Laurencekirk Episcopalian ChurchAbout ten years ago, while I was working on a research project involving a local Christian church’s district in the U.S., I had an interesting conversation with the minister in charge of religious education. He related to me that the average American’s religious training ends at the fifth-grade level. While I dutifully wrote this down, I don’t think the implications of it really sank in at the time.

Fifth grade, around ages ten and eleven, is when American schoolwork starts to develop students’ ability to understand metaphors. That doesn’t mean that younger children can’t grasp metaphors in some cases, but that this skill has not yet been fully developed. Ten-year-old children often lack the ability to move from linear thought (I like bicycles) to abstract thought (for a ten year old, bicycles are a symbol of freedom and independence).

This literalness often carries over into the public debates on religion.

Are You More Faithful than a Fifth Grader?

Taking the above two facts together helps explain why so many people–religious or not–take the interpretation of religious texts so literally. For many who attended Sunday School, the last time they were involved with religious education was a time when metaphor was a cutting-edge struggle, and problems were solved by reading authoritative books on the subject.

Yet the impact of this training on our “everyday” theology is immense. Because a fifth-grade understanding of religion is the average, this is the level at which most of the dialogue takes place. This doesn’t only apply to religiously-affiliated people, either. For many atheists, this same level of “it is or it isn’t” is applied across the board to religion.

A ten year old’s it-is-or-it-isn’t approach might not be the best way to engage people’s ineffable experiences. While such an approach certainly makes dialogue easier, it relegates “religion” to the same type of cognitive category as “lunch.”

In some religious contexts, such an approach to theology is not only acceptable, but required. For example, the literal interpretation of religious texts is one of the general requirements of fundamentalism.

Social Science and Religion

Anthropology, by examining religion relationally, seeks to understand religion by understanding its social meaning.

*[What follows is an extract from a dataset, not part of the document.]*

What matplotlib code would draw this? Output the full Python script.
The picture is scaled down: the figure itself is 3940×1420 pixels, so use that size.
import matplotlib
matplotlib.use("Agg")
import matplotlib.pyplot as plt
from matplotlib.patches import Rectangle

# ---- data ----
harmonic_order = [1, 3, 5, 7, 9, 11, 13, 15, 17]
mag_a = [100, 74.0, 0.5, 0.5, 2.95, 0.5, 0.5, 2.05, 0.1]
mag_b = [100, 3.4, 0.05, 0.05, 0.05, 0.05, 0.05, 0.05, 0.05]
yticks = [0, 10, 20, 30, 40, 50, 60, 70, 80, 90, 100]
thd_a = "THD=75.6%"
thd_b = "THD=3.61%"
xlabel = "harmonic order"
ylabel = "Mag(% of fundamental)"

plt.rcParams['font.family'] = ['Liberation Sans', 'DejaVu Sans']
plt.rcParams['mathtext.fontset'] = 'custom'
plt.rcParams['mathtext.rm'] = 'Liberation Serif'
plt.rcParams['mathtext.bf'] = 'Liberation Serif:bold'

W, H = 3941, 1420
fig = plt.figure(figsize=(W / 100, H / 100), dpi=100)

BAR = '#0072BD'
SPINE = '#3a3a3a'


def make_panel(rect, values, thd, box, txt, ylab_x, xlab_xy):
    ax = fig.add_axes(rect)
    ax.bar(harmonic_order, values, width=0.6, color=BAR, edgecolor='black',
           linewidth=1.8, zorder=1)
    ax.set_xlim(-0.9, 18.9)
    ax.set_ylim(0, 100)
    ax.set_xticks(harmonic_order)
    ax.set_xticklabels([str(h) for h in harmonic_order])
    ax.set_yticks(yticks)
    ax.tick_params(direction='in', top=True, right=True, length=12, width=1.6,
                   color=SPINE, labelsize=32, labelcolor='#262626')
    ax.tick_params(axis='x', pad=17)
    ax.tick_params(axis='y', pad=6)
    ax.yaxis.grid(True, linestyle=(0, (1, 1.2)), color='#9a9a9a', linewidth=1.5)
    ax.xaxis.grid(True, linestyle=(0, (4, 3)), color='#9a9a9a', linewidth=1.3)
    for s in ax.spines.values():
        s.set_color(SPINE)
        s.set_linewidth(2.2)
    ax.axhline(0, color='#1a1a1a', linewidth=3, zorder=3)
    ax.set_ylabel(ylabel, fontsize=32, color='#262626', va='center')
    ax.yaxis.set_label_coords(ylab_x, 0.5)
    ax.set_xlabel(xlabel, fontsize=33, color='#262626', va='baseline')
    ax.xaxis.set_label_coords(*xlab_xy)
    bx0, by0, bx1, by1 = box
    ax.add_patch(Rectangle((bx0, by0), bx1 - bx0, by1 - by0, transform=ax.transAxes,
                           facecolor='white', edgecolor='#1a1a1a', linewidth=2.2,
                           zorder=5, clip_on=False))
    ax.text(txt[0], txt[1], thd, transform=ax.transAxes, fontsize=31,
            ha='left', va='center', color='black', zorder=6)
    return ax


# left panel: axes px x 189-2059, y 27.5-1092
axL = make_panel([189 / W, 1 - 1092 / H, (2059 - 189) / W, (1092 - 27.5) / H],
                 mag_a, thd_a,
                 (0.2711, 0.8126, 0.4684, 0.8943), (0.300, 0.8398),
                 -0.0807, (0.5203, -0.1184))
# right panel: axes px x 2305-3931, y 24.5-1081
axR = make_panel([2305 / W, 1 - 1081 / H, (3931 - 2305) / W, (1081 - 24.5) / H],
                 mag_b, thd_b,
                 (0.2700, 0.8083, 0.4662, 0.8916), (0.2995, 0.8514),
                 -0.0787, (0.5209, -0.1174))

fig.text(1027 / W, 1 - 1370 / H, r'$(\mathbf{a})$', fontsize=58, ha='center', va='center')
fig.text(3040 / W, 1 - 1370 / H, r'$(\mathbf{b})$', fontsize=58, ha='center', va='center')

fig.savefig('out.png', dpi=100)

It ignores the religious questions, such as whether the statement “there is a God” is true (or in what ways it is “true”). The discipline instead asks “how do those religious experiences affect people’s lives and communities?”

Because we dodge some of the questions, sometimes it seems that anthropology (as a whole) doubts that anything religious or spiritual even exists. While that may be true for some anthropologists as individuals, I think it would be fairer to say that the discipline of anthropology is being circumspect and intellectually honest. If we can speak of anthropology as a whole, it recognizes that both its interests and methods must focus on the social and cultural aspects of religion.

Anthropologists are required, by our very methods, to maintain a certain equanimity when doing research. Telling someone that they’re simply wrong, or becoming visibly upset, is a poor way to elicit honest responses.